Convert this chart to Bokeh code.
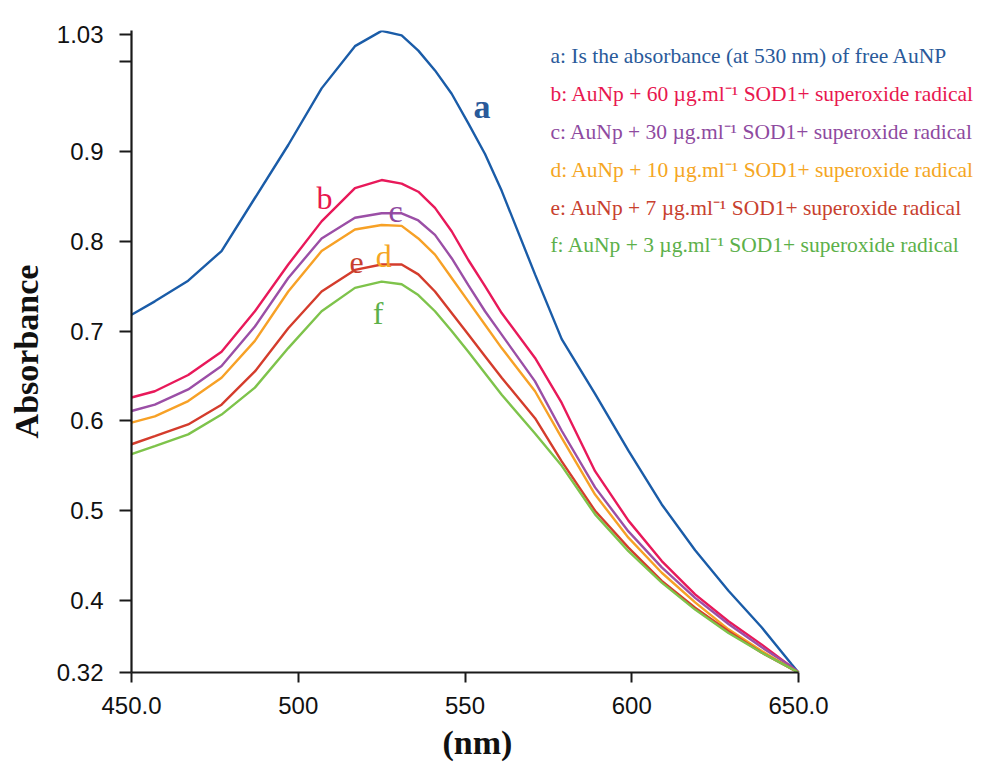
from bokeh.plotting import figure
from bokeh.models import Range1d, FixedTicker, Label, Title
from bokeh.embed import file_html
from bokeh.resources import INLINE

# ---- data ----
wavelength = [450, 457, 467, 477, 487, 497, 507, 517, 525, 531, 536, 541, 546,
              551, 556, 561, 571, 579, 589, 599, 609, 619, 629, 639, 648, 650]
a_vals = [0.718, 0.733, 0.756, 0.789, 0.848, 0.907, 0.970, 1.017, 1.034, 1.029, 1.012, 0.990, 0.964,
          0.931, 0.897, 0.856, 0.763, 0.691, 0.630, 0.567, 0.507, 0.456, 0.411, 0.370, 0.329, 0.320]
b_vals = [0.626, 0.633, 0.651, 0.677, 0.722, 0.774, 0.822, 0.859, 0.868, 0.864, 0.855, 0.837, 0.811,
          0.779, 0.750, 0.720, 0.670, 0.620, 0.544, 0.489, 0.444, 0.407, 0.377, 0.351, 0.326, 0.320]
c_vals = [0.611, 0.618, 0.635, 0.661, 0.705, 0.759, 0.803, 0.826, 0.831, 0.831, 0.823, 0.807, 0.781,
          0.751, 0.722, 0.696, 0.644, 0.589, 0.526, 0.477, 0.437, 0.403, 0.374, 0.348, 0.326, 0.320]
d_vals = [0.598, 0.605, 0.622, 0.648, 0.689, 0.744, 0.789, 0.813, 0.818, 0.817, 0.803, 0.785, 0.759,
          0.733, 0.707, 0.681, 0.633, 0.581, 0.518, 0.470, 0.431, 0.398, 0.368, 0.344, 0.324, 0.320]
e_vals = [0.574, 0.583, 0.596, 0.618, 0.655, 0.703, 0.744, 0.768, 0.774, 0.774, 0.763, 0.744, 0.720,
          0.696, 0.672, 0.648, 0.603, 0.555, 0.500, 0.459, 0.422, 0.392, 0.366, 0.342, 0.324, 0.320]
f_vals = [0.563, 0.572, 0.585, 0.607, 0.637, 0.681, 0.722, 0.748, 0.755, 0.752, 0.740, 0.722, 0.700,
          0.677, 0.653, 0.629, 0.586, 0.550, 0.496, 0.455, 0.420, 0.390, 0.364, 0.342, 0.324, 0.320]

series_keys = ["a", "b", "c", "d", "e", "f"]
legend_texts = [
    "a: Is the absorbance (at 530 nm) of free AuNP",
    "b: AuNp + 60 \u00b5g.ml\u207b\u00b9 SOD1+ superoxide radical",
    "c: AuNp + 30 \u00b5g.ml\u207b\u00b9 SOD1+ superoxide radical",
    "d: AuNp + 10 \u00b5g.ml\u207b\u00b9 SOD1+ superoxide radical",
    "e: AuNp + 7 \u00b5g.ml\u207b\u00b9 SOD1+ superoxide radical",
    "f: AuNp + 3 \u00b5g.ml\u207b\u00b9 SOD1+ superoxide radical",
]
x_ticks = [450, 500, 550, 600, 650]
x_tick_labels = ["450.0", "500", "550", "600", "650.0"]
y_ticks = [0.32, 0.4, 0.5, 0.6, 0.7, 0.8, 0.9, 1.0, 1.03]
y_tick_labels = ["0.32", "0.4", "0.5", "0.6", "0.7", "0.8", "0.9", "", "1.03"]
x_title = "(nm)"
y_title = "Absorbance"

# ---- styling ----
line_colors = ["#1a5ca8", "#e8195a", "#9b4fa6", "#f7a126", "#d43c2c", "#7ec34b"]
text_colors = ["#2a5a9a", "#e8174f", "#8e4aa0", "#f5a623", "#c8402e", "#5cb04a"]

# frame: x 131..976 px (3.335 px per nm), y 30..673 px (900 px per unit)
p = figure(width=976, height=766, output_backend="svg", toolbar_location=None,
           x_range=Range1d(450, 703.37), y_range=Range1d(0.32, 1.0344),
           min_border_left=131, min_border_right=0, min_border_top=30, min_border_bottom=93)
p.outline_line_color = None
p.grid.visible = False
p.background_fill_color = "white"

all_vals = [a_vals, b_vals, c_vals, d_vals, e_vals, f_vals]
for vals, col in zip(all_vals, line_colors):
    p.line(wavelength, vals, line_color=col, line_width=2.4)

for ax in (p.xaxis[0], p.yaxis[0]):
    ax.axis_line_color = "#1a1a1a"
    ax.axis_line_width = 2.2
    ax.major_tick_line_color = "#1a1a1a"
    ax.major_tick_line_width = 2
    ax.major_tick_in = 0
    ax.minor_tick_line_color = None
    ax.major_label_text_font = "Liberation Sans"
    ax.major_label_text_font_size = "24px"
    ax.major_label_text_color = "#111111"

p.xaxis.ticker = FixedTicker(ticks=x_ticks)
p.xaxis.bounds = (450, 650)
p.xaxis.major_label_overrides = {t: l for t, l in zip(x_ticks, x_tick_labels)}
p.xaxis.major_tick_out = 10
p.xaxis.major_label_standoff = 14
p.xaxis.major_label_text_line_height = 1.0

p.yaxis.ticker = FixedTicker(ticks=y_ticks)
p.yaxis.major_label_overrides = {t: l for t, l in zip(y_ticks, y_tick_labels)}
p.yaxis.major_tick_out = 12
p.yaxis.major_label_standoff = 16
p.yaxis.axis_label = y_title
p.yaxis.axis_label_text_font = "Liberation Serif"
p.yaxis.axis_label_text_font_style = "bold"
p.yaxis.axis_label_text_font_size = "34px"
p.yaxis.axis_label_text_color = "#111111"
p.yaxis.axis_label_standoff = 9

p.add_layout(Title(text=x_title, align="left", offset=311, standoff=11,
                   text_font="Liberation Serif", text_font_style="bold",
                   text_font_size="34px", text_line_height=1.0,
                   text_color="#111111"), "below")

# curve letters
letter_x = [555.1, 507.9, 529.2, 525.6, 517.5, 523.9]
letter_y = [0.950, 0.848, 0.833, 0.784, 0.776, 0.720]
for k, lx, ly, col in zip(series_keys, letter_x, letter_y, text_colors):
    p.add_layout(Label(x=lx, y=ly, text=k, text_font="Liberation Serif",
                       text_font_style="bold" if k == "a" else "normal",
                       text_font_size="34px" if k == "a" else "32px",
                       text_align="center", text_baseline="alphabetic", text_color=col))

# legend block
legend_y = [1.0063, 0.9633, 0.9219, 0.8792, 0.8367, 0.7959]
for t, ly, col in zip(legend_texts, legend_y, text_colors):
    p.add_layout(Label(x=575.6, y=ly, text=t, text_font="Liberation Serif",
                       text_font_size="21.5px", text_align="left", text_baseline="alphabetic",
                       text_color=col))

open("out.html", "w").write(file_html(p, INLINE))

-- -- --

WHAT THE EXERCISE ASKS> Images in the data above are to be skipped. Retype all other material exactly.

THE ANSWER>
Convert this chart to Bokeh code.
from bokeh.plotting import figure
from bokeh.models import Range1d, FixedTicker, Label, Title
from bokeh.embed import file_html
from bokeh.resources import INLINE

# ---- data ----
wavelength = [450, 457, 467, 477, 487, 497, 507, 517, 525, 531, 536, 541, 546,
              551, 556, 561, 571, 579, 589, 599, 609, 619, 629, 639, 648, 650]
a_vals = [0.718, 0.733, 0.756, 0.789, 0.848, 0.907, 0.970, 1.017, 1.034, 1.029, 1.012, 0.990, 0.964,
          0.931, 0.897, 0.856, 0.763, 0.691, 0.630, 0.567, 0.507, 0.456, 0.411, 0.370, 0.329, 0.320]
b_vals = [0.626, 0.633, 0.651, 0.677, 0.722, 0.774, 0.822, 0.859, 0.868, 0.864, 0.855, 0.837, 0.811,
          0.779, 0.750, 0.720, 0.670, 0.620, 0.544, 0.489, 0.444, 0.407, 0.377, 0.351, 0.326, 0.320]
c_vals = [0.611, 0.618, 0.635, 0.661, 0.705, 0.759, 0.803, 0.826, 0.831, 0.831, 0.823, 0.807, 0.781,
          0.751, 0.722, 0.696, 0.644, 0.589, 0.526, 0.477, 0.437, 0.403, 0.374, 0.348, 0.326, 0.320]
d_vals = [0.598, 0.605, 0.622, 0.648, 0.689, 0.744, 0.789, 0.813, 0.818, 0.817, 0.803, 0.785, 0.759,
          0.733, 0.707, 0.681, 0.633, 0.581, 0.518, 0.470, 0.431, 0.398, 0.368, 0.344, 0.324, 0.320]
e_vals = [0.574, 0.583, 0.596, 0.618, 0.655, 0.703, 0.744, 0.768, 0.774, 0.774, 0.763, 0.744, 0.720,
          0.696, 0.672, 0.648, 0.603, 0.555, 0.500, 0.459, 0.422, 0.392, 0.366, 0.342, 0.324, 0.320]
f_vals = [0.563, 0.572, 0.585, 0.607, 0.637, 0.681, 0.722, 0.748, 0.755, 0.752, 0.740, 0.722, 0.700,
          0.677, 0.653, 0.629, 0.586, 0.550, 0.496, 0.455, 0.420, 0.390, 0.364, 0.342, 0.324, 0.320]

series_keys = ["a", "b", "c", "d", "e", "f"]
legend_texts = [
    "a: Is the absorbance (at 530 nm) of free AuNP",
    "b: AuNp + 60 \u00b5g.ml\u207b\u00b9 SOD1+ superoxide radical",
    "c: AuNp + 30 \u00b5g.ml\u207b\u00b9 SOD1+ superoxide radical",
    "d: AuNp + 10 \u00b5g.ml\u207b\u00b9 SOD1+ superoxide radical",
    "e: AuNp + 7 \u00b5g.ml\u207b\u00b9 SOD1+ superoxide radical",
    "f: AuNp + 3 \u00b5g.ml\u207b\u00b9 SOD1+ superoxide radical",
]
x_ticks = [450, 500, 550, 600, 650]
x_tick_labels = ["450.0", "500", "550", "600", "650.0"]
y_ticks = [0.32, 0.4, 0.5, 0.6, 0.7, 0.8, 0.9, 1.0, 1.03]
y_tick_labels = ["0.32", "0.4", "0.5", "0.6", "0.7", "0.8", "0.9", "", "1.03"]
x_title = "(nm)"
y_title = "Absorbance"

# ---- styling ----
line_colors = ["#1a5ca8", "#e8195a", "#9b4fa6", "#f7a126", "#d43c2c", "#7ec34b"]
text_colors = ["#2a5a9a", "#e8174f", "#8e4aa0", "#f5a623", "#c8402e", "#5cb04a"]

# frame: x 131..976 px (3.335 px per nm), y 30..673 px (900 px per unit)
p = figure(width=976, height=766, output_backend="svg", toolbar_location=None,
           x_range=Range1d(450, 703.37), y_range=Range1d(0.32, 1.0344),
           min_border_left=131, min_border_right=0, min_border_top=30, min_border_bottom=93)
p.outline_line_color = None
p.grid.visible = False
p.background_fill_color = "white"

all_vals = [a_vals, b_vals, c_vals, d_vals, e_vals, f_vals]
for vals, col in zip(all_vals, line_colors):
    p.line(wavelength, vals, line_color=col, line_width=2.4)

for ax in (p.xaxis[0], p.yaxis[0]):
    ax.axis_line_color = "#1a1a1a"
    ax.axis_line_width = 2.2
    ax.major_tick_line_color = "#1a1a1a"
    ax.major_tick_line_width = 2
    ax.major_tick_in = 0
    ax.minor_tick_line_color = None
    ax.major_label_text_font = "Liberation Sans"
    ax.major_label_text_font_size = "24px"
    ax.major_label_text_color = "#111111"

p.xaxis.ticker = FixedTicker(ticks=x_ticks)
p.xaxis.bounds = (450, 650)
p.xaxis.major_label_overrides = {t: l for t, l in zip(x_ticks, x_tick_labels)}
p.xaxis.major_tick_out = 10
p.xaxis.major_label_standoff = 14
p.xaxis.major_label_text_line_height = 1.0

p.yaxis.ticker = FixedTicker(ticks=y_ticks)
p.yaxis.major_label_overrides = {t: l for t, l in zip(y_ticks, y_tick_labels)}
p.yaxis.major_tick_out = 12
p.yaxis.major_label_standoff = 16
p.yaxis.axis_label = y_title
p.yaxis.axis_label_text_font = "Liberation Serif"
p.yaxis.axis_label_text_font_style = "bold"
p.yaxis.axis_label_text_font_size = "34px"
p.yaxis.axis_label_text_color = "#111111"
p.yaxis.axis_label_standoff = 9

p.add_layout(Title(text=x_title, align="left", offset=311, standoff=11,
                   text_font="Liberation Serif", text_font_style="bold",
                   text_font_size="34px", text_line_height=1.0,
                   text_color="#111111"), "below")

# curve letters
letter_x = [555.1, 507.9, 529.2, 525.6, 517.5, 523.9]
letter_y = [0.950, 0.848, 0.833, 0.784, 0.776, 0.720]
for k, lx, ly, col in zip(series_keys, letter_x, letter_y, text_colors):
    p.add_layout(Label(x=lx, y=ly, text=k, text_font="Liberation Serif",
                       text_font_style="bold" if k == "a" else "normal",
                       text_font_size="34px" if k == "a" else "32px",
                       text_align="center", text_baseline="alphabetic", text_color=col))

# legend block
legend_y = [1.0063, 0.9633, 0.9219, 0.8792, 0.8367, 0.7959]
for t, ly, col in zip(legend_texts, legend_y, text_colors):
    p.add_layout(Label(x=575.6, y=ly, text=t, text_font="Liberation Serif",
                       text_font_size="21.5px", text_align="left", text_baseline="alphabetic",
                       text_color=col))

open("out.html", "w").write(file_html(p, INLINE))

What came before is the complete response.